Final Exam - Part 1
DCCP
Today,
it is common practice for an application such as VOIP or streaming
video to utlize UDP as a transport protocol. The preference for
UDP is that it is unreliable and transmits packets without regard as to
whether they reach their destination. With these types of
applications, it is less important that all packets arrive than it is
that most packets arrive without delay. The concern with this
approach is that, with the growing popularity of these types of
applications, and the fact that UDP does not, natively, implement
congestion control, the internet could suffer. Because UDP sends
out packets without regard to their receipt, it is possible that they
could be sending packets to an unresponsive machine, or sending packets
somewhere they will be dropped. This wastes bandwidth because
packets are being sent where they will be lost or dropped. If
some form of congestion control where implemented, this would be
prevented because the sender would be aware if the reciever is actually
receiving the packets. TCP implements congestion control, but it
is not suitable for applications that need packets delivered on time.

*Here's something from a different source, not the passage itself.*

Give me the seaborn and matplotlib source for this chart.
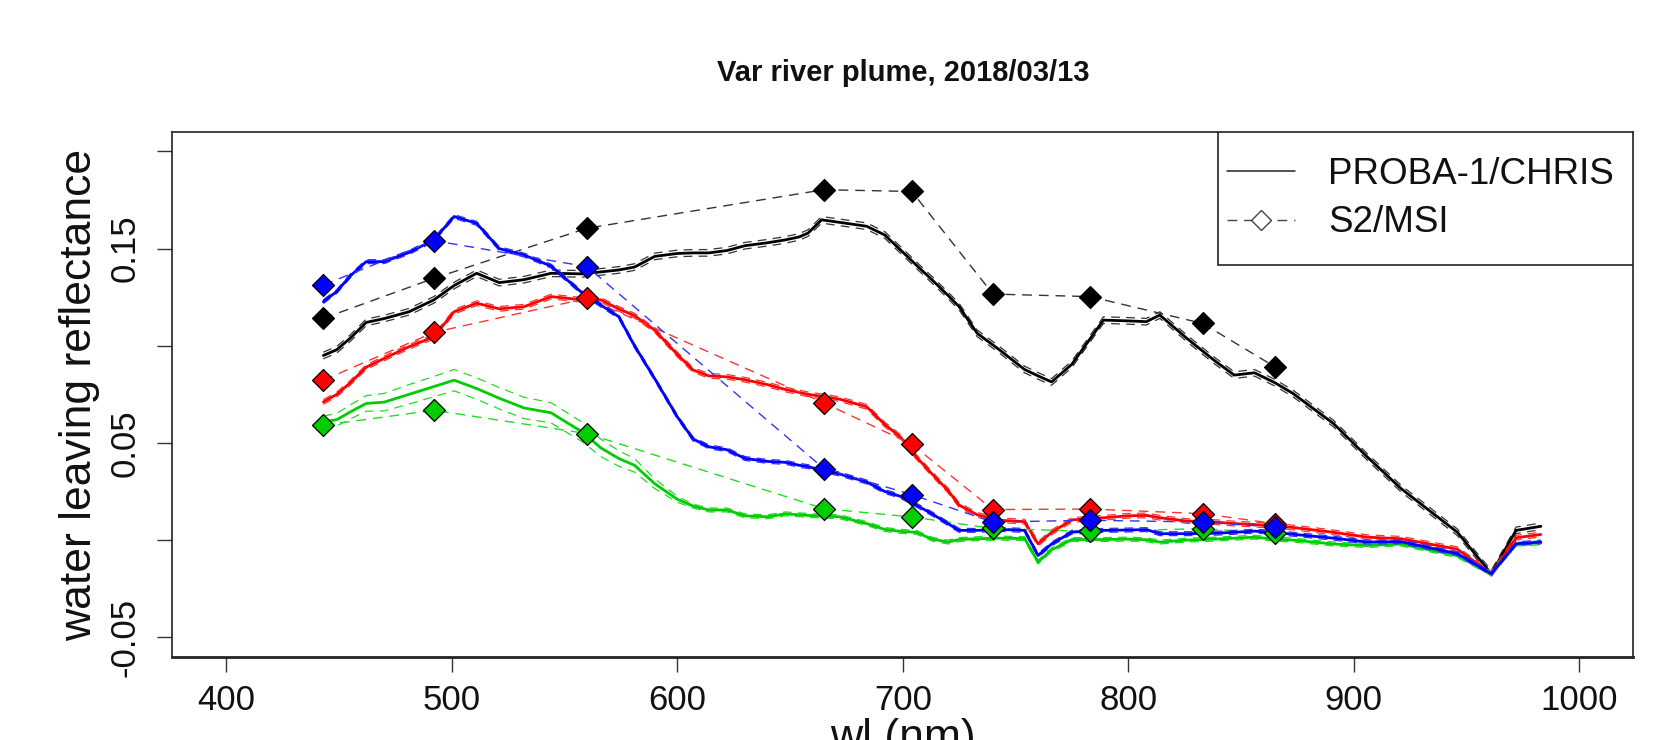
import numpy as np
import matplotlib
matplotlib.use("Agg")
import matplotlib.pyplot as plt
import seaborn as sns
from matplotlib.lines import Line2D
from matplotlib.patches import Rectangle

# ---------------- data ----------------
wl_chris = [443, 449, 455, 462, 470, 481, 492, 501, 511, 521, 532, 544, 558, 566, 574,
            581, 590, 600, 607, 614, 622, 630, 640, 648, 654, 658, 664, 672, 684, 692,
            699, 706, 713, 720, 725, 733, 743, 754, 760, 766, 775, 789, 800, 808, 814,
            826, 838, 847, 856, 865, 873, 891, 906, 921, 946, 961, 972, 983]

black_chris = [.095, .098, .104, .112, .114, .1175, .1236, .131, .1373, .1325, .134, .1373, .137, .138, .139,
               .1405, .146, .1475, .1478, .1478, .149, .1515, .153, .1545, .156, .158, .1648, .1635, .1615, .157,
               .1493, .1415, .1339, .126, .1201, .1064, .0978, .0878, .0845, .0814, .0905, .1132, .1128, .1124, .1158,
               .1038, .0926, .0849, .0861, .081, .0755, .06, .0428, .0265, .004, -.0173, .005, .0071]

blue_chris = [.1227, .128, .136, .1433, .1433, .148, .1545, .1665, .163, .15, .1467, .141, .127, .121, .115,
              .1, .083, .0634, .052, .048, .0465, .042, .0405, .04, .0385, .0378, .036, .034, .0299, .025,
              .0225, .018, .0135, .0085, .005, .005, .0055, .005, -.0079, -.002, .0041, .005, .0052, .0054, .0033,
              .0033, .0035, .004, .0046, .004, .003, .001, -.001, -.0008, -.007, -.0173, -.0019, -.001]

red_chris = [.0711, .075, .081, .089, .0935, .0995, .1046, .1175, .1219, .119, .1201, .1253, .1236, .1236, .119,
             .1155, .108, .0955, .0875, .0845, .084, .0825, .08, .0775, .076, .075, .074, .0725, .0686, .0595,
             .053, .0428, .034, .0256, .018, .013, .0102, .0095, -.0019, .004, .0104, .0115, .0125, .0127, .0115,
             .0098, .0093, .0085, .008, .0072, .0065, .004, .0015, .0007, -.0047, -.0173, .0012, .0029]

green_chris = [.0608, .062, .066, .0703, .071, .075, .079, .0823, .078, .073, .068, .0655, .0555, .0475, .042,
               .0385, .029, .021, .0175, .0155, .0155, .0125, .012, .0135, .013, .0127, .0124, .012, .0085, .0055,
               .0045, .004, .0005, -.001, .0003, .0007, .001, .0008, -.0113, -.005, .0003, .0003, .0005, .0002, -.001,
               0.0, .0005, .001, .0015, .0005, 0.0, -.002, -.0028, -.002, -.008, -.0173, -.0021, -.0014]

# spread of the CHRIS spectra (dashed envelopes)
black_sd = 0.0017
blue_sd = 0.0010
red_sd = 0.0012
green_sd = [.003, .0032, .0036, .004, .0045, .005, .0052, .0055, .0055, .0055, .0055, .0052, .005, .0045, .004,
            .0035, .0025, .0015, .001, .001, .001, .001, .001, .001, .001, .001, .001, .001, .001, .001,
            .001, .001, .001, .001, .001, .001, .001, .001, .001, .001, .001, .001, .001, .001, .001,
            .001, .001, .001, .001, .001, .001, .001, .001, .001, .001, .001, .001, .001]

wl_s2 = [443, 492, 560, 665, 704, 740, 783, 833, 865]
black_s2 = [.1141, .1347, .1605, .1803, .1794, .1266, .1253, .1115, .0892]
blue_s2 = [.1313, .1541, .1407, .0368, .0234, .0093, .0102, .0093, .0067]
red_s2 = [.0823, .1069, .1244, .0706, .0493, .0157, .0160, .0136, .0085]
green_s2 = [.0591, .0668, .0548, .0162, .0119, .0060, .0045, .0059, .0035]

x_ticks = [400, 500, 600, 700, 800, 900, 1000]
y_ticks = [-0.05, 0.0, 0.05, 0.10, 0.15, 0.20]
y_ticklabels = ["-0.05", "", "0.05", "", "0.15", ""]

title = "Var river plume, 2018/03/13"
xlabel = "wl (nm)"
ylabel = "water leaving reflectance"
legend_labels = ["PROBA-1/CHRIS", "S2/MSI"]

# ---------------- style ----------------
sns.set_theme(style="white")
plt.rcParams['font.family'] = ['Liberation Sans', 'DejaVu Sans']

W, H = 1679, 740
fig = plt.figure(figsize=(W / 100, H / 100), dpi=100)
ax_l, ax_r, ax_t, ax_b = 172.3, 1633.3, 132.0, 656.7
ax = fig.add_axes([ax_l / W, 1 - ax_b / H, (ax_r - ax_l) / W, (ax_b - ax_t) / H])

DASH = (0, (7, 5))
series = [
    ("black", "#333333", black_chris, black_sd, black_s2),
    ("#FF0000", "#FF3333", red_chris, red_sd, red_s2),
    ("#00CD00", "#22DD22", green_chris, green_sd, green_s2),
    ("#0000FF", "#3333FF", blue_chris, blue_sd, blue_s2),
]

for col, dcol, chris, sd, s2 in series:
    chris = np.asarray(chris)
    sd = np.broadcast_to(np.asarray(sd, dtype=float), chris.shape)
    for env in (chris + sd, chris - sd):
        sns.lineplot(x=wl_chris, y=env, color=dcol, linewidth=0.9, linestyle=DASH,
                     estimator=None, sort=False, ax=ax)
    sns.lineplot(x=wl_chris, y=chris, color=col, linewidth=2.0,
                 estimator=None, sort=False, ax=ax)
    sns.lineplot(x=wl_s2, y=s2, color=dcol, linewidth=1.0, linestyle=DASH,
                 estimator=None, sort=False, ax=ax)
    sns.scatterplot(x=wl_s2, y=s2, marker="D", s=125, color=col, edgecolor="black",
                    linewidth=0.9, ax=ax, zorder=3)

ax.set_xlim(376, 1024)
ax.set_ylim(-0.06, 0.21)
ax.set_xticks(x_ticks)
ax.set_xticklabels([str(t) for t in x_ticks], fontsize=25, color="#111111")
ax.set_yticks(y_ticks)
ax.set_yticklabels(y_ticklabels, fontsize=25, rotation=90, va="center", color="#111111")
ax.tick_params(axis="both", direction="out", length=10.8, width=1.0, color="#333333",
               bottom=True, left=True)
ax.tick_params(axis="x", pad=8.5)
ax.tick_params(axis="y", pad=11.5)
ax.set_xlabel("")
ax.set_ylabel("")
for sp in ax.spines.values():
    sp.set_visible(True)
    sp.set_color("#222222")
    sp.set_linewidth(1.2)
ax.spines["bottom"].set_linewidth(2.0)
ax.grid(False)

fig.text(((ax_l + ax_r) / 2) / W, 1 - 73 / H, title, fontsize=21, fontweight="bold",
         ha="center", va="center", color="#111111")
fig.text(80 / W, 1 - 395 / H, ylabel, fontsize=32, rotation=90, ha="center", va="center",
         color="#111111")
fig.text(((ax_l + ax_r) / 2) / W, 1 - 718 / H, xlabel, fontsize=32, ha="center", va="top",
         color="#111111")

# legend box
bx0 = (1218 - ax_l) / (ax_r - ax_l)
by0 = (ax_b - 265) / (ax_b - ax_t)
ax.add_patch(Rectangle((bx0, by0), 1 - bx0, 1 - by0, transform=ax.transAxes,
                       facecolor="white", edgecolor="#222222", linewidth=1.2, zorder=5))
handles = [
    Line2D([], [], color="#222222", linewidth=1.1),
    Line2D([], [], color="#444444", linewidth=1.0, linestyle=DASH, marker="D",
           markerfacecolor="white", markeredgecolor="#444444", markersize=10),
]
leg = ax.legend(handles, legend_labels, frameon=False, loc="center left",
                bbox_to_anchor=((1227 - ax_l) / (ax_r - ax_l), ((ax_b - 198.5) / (ax_b - ax_t))),
                bbox_transform=ax.transAxes, fontsize=26.5, handlelength=1.85,
                handletextpad=0.9, borderpad=0, borderaxespad=0, labelspacing=0.38)
leg.set_zorder(6)
for t in leg.get_texts():
    t.set_color("#111111")

fig.savefig("out.png", dpi=100)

Datagram Congestion Control Protocol (DCCP) was developed as
a solution to this problem. It seeks to provide unreliable
transport, but also provide congestion control. Minimally, DCCP
is supposed to provide UDP's demultiplexing and checksum functionality,
congestion control in context of flow of packets, sequence number to be
able to discuss packet arrival and loss, a feedback channel to convey
congestion information back to sender, and support of ECN (Kohler,
Handley, Floyd). To simplify, DCCP is almost a hybrid protocol in
that it combines features of UDP and TCP.
There
were a number of areas that had to be addressed in the development of
DCCP. One
problem that had to be addressed was what the developers termed
"reliable acknowledgements".
The desire was to implement something similar to the
acknowledgements used by TCP. However, the method used by TCP
would not work for DCCP. When using TCP, the machines send ACK
messages to each other in order to know if they need to retransmit a
packet. In unreliable delivery there is no need to retransmit packets,
so these ACK messages would be useless. Also, some report mechanisms
require that the receiver send a report on the exact packets received.

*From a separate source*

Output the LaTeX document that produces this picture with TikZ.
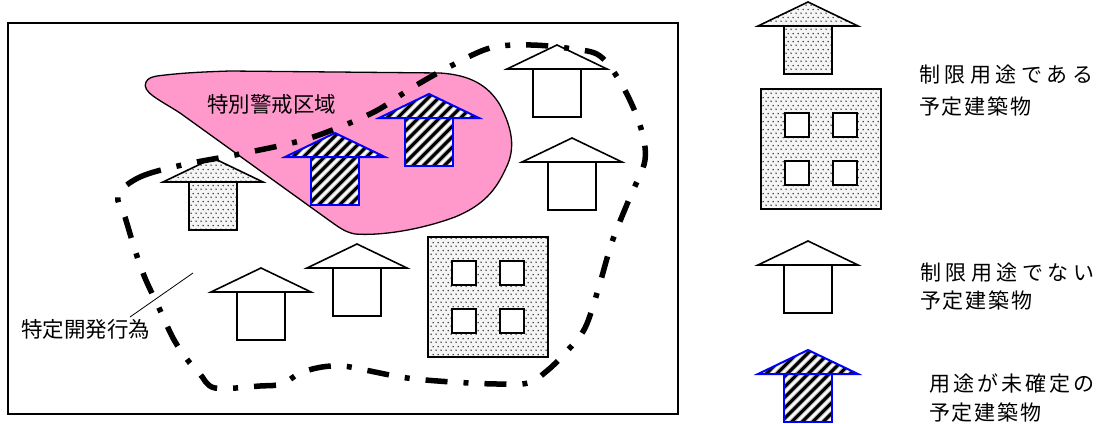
\documentclass[tikz,border=0pt]{standalone}
\usepackage{fontspec}
\setmainfont{Noto Sans CJK JP}
\usetikzlibrary{patterns}

\definecolor{pinkzone}{RGB}{255,153,204}

% staggered fine dots for buildings with a restricted use
\pgfdeclarepatternformonly{finedots}{\pgfqpoint{0pt}{0pt}}{\pgfqpoint{5pt}{8pt}}{\pgfqpoint{5pt}{8pt}}{
  \pgfpathcircle{\pgfqpoint{1.25pt}{2pt}}{0.9pt}
  \pgfpathcircle{\pgfqpoint{3.75pt}{6pt}}{0.9pt}
  \pgfusepath{fill}
}

% letter-spaced text
\makeatletter
\newcommand\spacedtext[2]{\@tfor\sp@c:=#2\do{\sp@c\kern#1\relax}}
\makeatother

\tikzset{
  outline/.style={draw=black, line width=1.6pt, line join=miter},
  blueline/.style={draw=blue, line width=2pt, line join=miter},
  dotfill/.style={preaction={fill=gray!8}, preaction={pattern=finedots, pattern color=black!80}},
  zone/.style={draw=black, line width=1.3pt, fill=pinkzone},
  boundary/.style={line width=5.5pt, dash pattern=on 22pt off 16pt on 5pt off 16pt},
  frame/.style={draw=black, line width=1.5pt},
  leader/.style={draw=black, line width=0.8pt},
  maplabel/.style={font=\fontsize{21.5}{25}\selectfont, inner sep=0pt, anchor=base west},
  keylabel/.style={font=\fontsize{21}{24}\selectfont, inner sep=0pt, anchor=base west},
  % house: roof base centred on the pic origin
  plainhouse/.pic={
    \path[outline, fill=white] (-24,0) rectangle (24,48);
    \path[outline, fill=white] (-50,0) -- (0,-24) -- (50,0) -- cycle;
  },
  dothouse/.pic={
    \path[outline, dotfill] (-24,0) rectangle (24,48);
    \path[outline, dotfill] (-50,0) -- (0,-24) -- (50,0) -- cycle;
  },
  stripehouse/.pic={
    \begin{scope}
      \clip (-24,0) rectangle (24,48) (-50,0) -- (0,-24) -- (50,0) -- cycle;
      \fill[white] (-50,-24) rectangle (50,48);
      \foreach \k in {-6,...,8} {
        \draw[gray!50, line width=5pt] (\k*10.5-80,80) -- (\k*10.5+80,-80);
        \draw[black, line width=3pt] (\k*10.5-80,80) -- (\k*10.5+80,-80);
      }
    \end{scope}
    \draw[blueline] (-24,0) rectangle (24,48);
    \draw[blueline] (-50,0) -- (0,-24) -- (50,0) -- cycle;
  },
  % block building: top-left corner on the pic origin
  block/.pic={
    \path[outline, dotfill] (0,0) rectangle (120,120);
    \foreach \wx in {24,72} \foreach \wy in {24,72}
      \path[outline, fill=white] (\wx,\wy) rectangle ++(24,24);
  },
}

\begin{document}
\begin{tikzpicture}[x=1pt, y=-1pt]
\useasboundingbox (0,0) rectangle (1110,423);

% map frame
\draw[frame] (8,23) rectangle (678,414);

% special warning zone
\path[zone] (157,76) .. controls (180,73) and (200,72) .. (230,71) -- (440,73)
  .. controls (470,75) and (488,85) .. (500,105)
  .. controls (512,128) and (516,148) .. (506,168)
  .. controls (496,190) and (484,205) .. (455,217)
  .. controls (420,230) and (380,236) .. (355,234)
  .. controls (345,232) and (340,228) .. (330,221)
  -- (180,113) .. controls (160,100) and (141,92) .. (146,82)
  .. controls (148,78) and (152,77) .. (157,76) -- cycle;
\node[maplabel] (zonelabel) at (207,112) {特別警戒区域};

% buildings on the site
\pic at (335,157) {stripehouse};
\pic at (429,118) {stripehouse};
\pic at (213,182) {dothouse};
\pic at (557,69) {plainhouse};
\pic at (572,162) {plainhouse};
\pic at (261,292) {plainhouse};
\pic at (357,268) {plainhouse};
\pic at (428,237) {block};

% boundary of the specified development
\draw[boundary] plot[smooth cycle, tension=0.55] coordinates {
  (118,195) (140,177) (182,165) (245,153) (310,138) (372,113) (410,89)
  (447,68) (490,48) (531,45) (573,49) (600,56) (622,85) (640,125)
  (645,160) (630,197) (612,242) (598,290) (585,328) (568,350) (548,370)
  (528,383) (497,384) (452,382) (407,378) (365,370) (343,366) (322,367)
  (300,373) (282,384) (260,386) (215,388) (200,374) (186,358) (173,338)
  (160,310) (145,278) (135,250) (125,217)};

\node[maplabel] (devlabel) at (21,337) {特定開発行為};
\coordinate (leadA) at (130,317);
\coordinate (leadB) at (193,273);
\draw[leader] (leadA) -- (leadB);

% key
\pic at (808,26) {dothouse};
\pic at (761,89) {block};
\node[keylabel] (keyAa) at (919,82) {\spacedtext{4.5pt}{制限用途である}};
\node[keylabel] (keyAb) at (919,114) {\spacedtext{1.8pt}{予定建築物}};

\pic at (808,265) {plainhouse};
\node[keylabel] (keyBa) at (920,280) {\spacedtext{4.5pt}{制限用途でない}};
\node[keylabel] (keyBb) at (920,308) {\spacedtext{1.8pt}{予定建築物}};

\pic at (808,374) {stripehouse};
\node[keylabel] (keyCa) at (929,391) {\spacedtext{3pt}{用途が未確定の}};
\node[keylabel] (keyCb) at (929,420) {\spacedtext{1.8pt}{予定建築物}};
\end{tikzpicture}
\end{document}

Unchecked, this combination can quickly build up. The
theoretical solution to this is that acknowledgements must be partially
reliable, meaning that as the client is constantly sending back
acknowledgements, the sender must send an ACK of its own now and then.
This allows the sender to throw away the built up acknowledgement
state that it sends in the ACK. The method proposed by the
developers to acheive this patial reliability is by including
acknowledgements in the sequence number. DCCP sequence numbers
increase on every packet sent, including pure ACKs. This allows
the it to be known how many packets were dropped.
References
"Designing DCCP: Congestion Control Without Reliability", Kohler, Eddie; Handley, Mark; Floyd, Sally.